BEGIN Dataset content

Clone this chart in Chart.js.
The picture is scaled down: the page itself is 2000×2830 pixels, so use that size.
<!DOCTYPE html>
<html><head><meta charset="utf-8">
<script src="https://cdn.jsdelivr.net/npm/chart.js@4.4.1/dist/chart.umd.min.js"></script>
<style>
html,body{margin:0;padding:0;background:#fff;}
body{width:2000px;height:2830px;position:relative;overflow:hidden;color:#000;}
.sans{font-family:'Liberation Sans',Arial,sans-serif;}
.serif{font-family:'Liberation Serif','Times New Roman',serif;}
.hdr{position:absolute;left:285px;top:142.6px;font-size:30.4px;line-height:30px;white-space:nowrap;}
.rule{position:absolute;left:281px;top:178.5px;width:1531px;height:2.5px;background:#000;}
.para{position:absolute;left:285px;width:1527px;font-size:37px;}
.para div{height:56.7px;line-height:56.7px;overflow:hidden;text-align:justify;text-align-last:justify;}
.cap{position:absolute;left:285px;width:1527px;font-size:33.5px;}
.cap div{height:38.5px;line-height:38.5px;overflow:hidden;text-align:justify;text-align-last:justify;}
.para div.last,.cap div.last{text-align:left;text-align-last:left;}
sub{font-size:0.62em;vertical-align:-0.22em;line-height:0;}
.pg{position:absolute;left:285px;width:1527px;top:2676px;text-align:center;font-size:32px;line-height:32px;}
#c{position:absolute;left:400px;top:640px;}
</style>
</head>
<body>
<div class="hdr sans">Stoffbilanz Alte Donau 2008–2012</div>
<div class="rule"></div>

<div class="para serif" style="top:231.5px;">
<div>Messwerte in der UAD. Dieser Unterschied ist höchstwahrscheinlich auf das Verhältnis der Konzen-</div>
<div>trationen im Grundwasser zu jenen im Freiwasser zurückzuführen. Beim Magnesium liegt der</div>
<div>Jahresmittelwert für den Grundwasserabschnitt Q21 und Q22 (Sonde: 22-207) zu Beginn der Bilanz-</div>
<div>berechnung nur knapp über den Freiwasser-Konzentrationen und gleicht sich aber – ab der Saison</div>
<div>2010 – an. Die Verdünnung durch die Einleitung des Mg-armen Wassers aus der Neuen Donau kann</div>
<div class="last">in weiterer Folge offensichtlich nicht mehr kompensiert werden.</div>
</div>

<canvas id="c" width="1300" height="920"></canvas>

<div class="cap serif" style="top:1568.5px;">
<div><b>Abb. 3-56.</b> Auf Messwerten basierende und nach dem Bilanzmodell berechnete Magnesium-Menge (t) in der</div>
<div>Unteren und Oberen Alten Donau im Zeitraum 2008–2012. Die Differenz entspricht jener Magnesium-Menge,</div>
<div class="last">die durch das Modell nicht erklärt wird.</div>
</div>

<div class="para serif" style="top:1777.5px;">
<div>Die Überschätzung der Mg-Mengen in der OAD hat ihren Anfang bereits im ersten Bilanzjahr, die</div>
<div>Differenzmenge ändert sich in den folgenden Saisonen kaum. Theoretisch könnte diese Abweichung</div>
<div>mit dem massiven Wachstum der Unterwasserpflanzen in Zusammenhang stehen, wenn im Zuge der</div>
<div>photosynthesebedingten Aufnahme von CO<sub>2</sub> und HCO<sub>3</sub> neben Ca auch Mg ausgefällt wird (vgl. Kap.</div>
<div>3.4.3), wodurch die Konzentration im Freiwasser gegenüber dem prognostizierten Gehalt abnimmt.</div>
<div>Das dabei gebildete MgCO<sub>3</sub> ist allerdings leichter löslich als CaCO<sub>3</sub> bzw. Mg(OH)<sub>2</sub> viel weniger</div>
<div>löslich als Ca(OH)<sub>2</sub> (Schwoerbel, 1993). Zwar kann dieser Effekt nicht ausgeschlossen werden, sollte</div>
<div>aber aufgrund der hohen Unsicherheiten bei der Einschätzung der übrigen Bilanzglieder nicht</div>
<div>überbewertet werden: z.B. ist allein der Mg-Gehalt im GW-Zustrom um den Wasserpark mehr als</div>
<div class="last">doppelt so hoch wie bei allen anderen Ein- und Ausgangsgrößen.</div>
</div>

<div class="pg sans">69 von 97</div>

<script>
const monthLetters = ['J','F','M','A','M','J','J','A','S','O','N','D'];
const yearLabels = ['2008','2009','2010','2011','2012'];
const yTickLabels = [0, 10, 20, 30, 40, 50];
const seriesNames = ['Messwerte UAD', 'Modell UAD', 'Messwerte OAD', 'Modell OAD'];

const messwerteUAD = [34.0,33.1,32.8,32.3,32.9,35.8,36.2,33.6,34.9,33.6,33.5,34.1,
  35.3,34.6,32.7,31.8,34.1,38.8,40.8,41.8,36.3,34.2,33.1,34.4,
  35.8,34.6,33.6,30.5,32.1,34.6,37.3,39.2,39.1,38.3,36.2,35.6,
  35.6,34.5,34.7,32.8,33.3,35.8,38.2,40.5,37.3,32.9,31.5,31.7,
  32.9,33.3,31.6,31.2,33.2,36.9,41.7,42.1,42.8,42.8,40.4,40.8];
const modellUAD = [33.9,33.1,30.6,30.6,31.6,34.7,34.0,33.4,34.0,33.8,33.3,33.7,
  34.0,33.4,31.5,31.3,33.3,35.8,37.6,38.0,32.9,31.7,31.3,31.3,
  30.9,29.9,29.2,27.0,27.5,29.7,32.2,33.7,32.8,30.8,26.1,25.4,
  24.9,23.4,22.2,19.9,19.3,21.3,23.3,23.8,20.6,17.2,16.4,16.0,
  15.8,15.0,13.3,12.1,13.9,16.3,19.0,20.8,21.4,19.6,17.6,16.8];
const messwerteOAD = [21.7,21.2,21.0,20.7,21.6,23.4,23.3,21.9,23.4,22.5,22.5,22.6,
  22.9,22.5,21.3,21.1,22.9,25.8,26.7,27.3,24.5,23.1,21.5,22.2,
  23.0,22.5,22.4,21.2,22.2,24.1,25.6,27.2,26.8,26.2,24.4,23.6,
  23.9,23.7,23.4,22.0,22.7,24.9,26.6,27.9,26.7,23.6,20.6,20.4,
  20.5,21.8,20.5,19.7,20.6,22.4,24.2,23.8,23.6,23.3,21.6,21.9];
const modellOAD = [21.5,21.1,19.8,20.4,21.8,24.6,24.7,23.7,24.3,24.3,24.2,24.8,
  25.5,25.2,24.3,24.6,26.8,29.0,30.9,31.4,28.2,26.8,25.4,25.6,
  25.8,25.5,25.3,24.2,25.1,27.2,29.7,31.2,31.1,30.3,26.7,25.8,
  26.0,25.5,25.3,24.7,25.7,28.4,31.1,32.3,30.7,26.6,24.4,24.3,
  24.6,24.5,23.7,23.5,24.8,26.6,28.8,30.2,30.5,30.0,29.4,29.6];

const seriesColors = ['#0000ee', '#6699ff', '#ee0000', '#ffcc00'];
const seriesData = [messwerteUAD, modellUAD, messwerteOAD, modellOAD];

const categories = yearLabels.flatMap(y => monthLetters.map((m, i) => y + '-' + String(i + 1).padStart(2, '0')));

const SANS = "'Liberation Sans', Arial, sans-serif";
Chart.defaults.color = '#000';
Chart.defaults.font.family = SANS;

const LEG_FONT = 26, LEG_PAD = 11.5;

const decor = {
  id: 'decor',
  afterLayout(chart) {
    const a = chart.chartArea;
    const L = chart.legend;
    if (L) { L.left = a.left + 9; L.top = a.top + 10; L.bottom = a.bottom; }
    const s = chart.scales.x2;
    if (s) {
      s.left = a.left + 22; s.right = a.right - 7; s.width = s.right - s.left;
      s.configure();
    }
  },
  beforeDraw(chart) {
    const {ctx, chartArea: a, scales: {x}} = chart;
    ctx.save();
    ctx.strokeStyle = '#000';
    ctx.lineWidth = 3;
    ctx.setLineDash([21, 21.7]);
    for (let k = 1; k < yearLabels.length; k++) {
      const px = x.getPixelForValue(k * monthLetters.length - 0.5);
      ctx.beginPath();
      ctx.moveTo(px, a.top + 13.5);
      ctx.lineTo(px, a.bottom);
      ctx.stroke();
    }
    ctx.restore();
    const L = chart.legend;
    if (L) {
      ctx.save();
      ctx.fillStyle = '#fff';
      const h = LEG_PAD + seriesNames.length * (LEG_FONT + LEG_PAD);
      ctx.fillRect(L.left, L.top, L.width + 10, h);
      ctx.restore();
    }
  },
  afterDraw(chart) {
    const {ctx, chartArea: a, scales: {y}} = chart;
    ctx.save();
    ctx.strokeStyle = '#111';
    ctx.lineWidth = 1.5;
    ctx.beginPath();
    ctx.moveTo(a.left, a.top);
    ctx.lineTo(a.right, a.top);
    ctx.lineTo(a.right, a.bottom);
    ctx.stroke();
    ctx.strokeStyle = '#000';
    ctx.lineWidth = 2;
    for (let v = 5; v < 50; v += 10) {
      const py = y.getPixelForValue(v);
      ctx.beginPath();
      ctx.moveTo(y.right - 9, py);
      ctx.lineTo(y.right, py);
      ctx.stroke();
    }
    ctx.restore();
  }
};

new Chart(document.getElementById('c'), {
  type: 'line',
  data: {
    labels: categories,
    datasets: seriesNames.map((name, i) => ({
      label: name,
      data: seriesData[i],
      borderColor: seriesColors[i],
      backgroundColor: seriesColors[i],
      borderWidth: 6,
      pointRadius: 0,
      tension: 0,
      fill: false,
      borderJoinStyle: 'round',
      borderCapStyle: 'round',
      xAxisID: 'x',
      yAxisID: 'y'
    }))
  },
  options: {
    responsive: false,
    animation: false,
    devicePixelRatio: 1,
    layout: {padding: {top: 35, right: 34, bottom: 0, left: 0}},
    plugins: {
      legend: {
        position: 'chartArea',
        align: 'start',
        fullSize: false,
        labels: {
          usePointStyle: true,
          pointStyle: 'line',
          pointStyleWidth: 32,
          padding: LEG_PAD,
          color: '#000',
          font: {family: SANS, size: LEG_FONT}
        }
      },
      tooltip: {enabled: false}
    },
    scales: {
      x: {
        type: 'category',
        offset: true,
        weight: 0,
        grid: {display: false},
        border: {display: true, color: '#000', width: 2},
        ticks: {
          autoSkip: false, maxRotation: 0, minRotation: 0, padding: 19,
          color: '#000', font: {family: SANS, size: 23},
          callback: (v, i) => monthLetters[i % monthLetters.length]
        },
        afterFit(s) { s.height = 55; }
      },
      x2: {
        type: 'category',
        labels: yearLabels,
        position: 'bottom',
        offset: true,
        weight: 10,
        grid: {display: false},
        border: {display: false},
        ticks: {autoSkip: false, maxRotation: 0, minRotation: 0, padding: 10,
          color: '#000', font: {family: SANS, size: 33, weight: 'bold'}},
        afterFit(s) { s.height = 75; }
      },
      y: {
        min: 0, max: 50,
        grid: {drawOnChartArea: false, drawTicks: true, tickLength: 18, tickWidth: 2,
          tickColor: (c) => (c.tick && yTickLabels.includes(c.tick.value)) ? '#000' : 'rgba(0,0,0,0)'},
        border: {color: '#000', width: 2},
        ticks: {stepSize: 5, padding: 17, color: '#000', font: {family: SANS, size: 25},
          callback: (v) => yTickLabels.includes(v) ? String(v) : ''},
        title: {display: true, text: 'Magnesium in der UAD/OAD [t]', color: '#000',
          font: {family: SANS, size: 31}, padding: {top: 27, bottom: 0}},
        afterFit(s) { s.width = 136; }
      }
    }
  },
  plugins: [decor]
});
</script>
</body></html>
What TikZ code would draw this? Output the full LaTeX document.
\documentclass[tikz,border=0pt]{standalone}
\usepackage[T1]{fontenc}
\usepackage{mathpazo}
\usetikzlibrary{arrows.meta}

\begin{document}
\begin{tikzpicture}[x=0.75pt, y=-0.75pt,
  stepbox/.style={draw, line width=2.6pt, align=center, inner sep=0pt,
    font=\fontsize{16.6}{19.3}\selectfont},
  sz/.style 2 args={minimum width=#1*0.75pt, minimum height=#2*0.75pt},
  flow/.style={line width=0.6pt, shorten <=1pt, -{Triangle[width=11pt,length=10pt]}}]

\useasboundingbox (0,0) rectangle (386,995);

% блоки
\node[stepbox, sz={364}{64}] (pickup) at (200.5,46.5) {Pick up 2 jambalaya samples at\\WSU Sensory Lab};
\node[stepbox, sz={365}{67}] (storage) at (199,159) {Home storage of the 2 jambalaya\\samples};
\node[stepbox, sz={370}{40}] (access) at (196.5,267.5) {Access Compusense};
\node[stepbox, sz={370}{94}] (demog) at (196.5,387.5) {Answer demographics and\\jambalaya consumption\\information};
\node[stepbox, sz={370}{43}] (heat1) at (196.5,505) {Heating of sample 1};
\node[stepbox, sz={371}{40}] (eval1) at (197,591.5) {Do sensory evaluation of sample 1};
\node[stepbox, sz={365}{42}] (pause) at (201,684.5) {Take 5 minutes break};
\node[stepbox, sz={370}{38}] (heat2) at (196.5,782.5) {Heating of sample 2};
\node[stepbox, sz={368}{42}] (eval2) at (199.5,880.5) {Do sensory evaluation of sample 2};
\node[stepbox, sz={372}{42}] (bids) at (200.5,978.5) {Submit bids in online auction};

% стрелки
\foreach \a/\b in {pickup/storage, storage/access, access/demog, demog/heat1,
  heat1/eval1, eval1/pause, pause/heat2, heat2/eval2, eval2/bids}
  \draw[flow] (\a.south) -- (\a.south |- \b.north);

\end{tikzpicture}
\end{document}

END Dataset content

» **Problem statement**: Above are the lines; repeat exactly the ones from the line containing "What TikZ code" down to the line containing "(0,0) rectangle (386,995);", both inclusive.

» **Full solution**:
What TikZ code would draw this? Output the full LaTeX document.
\documentclass[tikz,border=0pt]{standalone}
\usepackage[T1]{fontenc}
\usepackage{mathpazo}
\usetikzlibrary{arrows.meta}

\begin{document}
\begin{tikzpicture}[x=0.75pt, y=-0.75pt,
  stepbox/.style={draw, line width=2.6pt, align=center, inner sep=0pt,
    font=\fontsize{16.6}{19.3}\selectfont},
  sz/.style 2 args={minimum width=#1*0.75pt, minimum height=#2*0.75pt},
  flow/.style={line width=0.6pt, shorten <=1pt, -{Triangle[width=11pt,length=10pt]}}]

\useasboundingbox (0,0) rectangle (386,995);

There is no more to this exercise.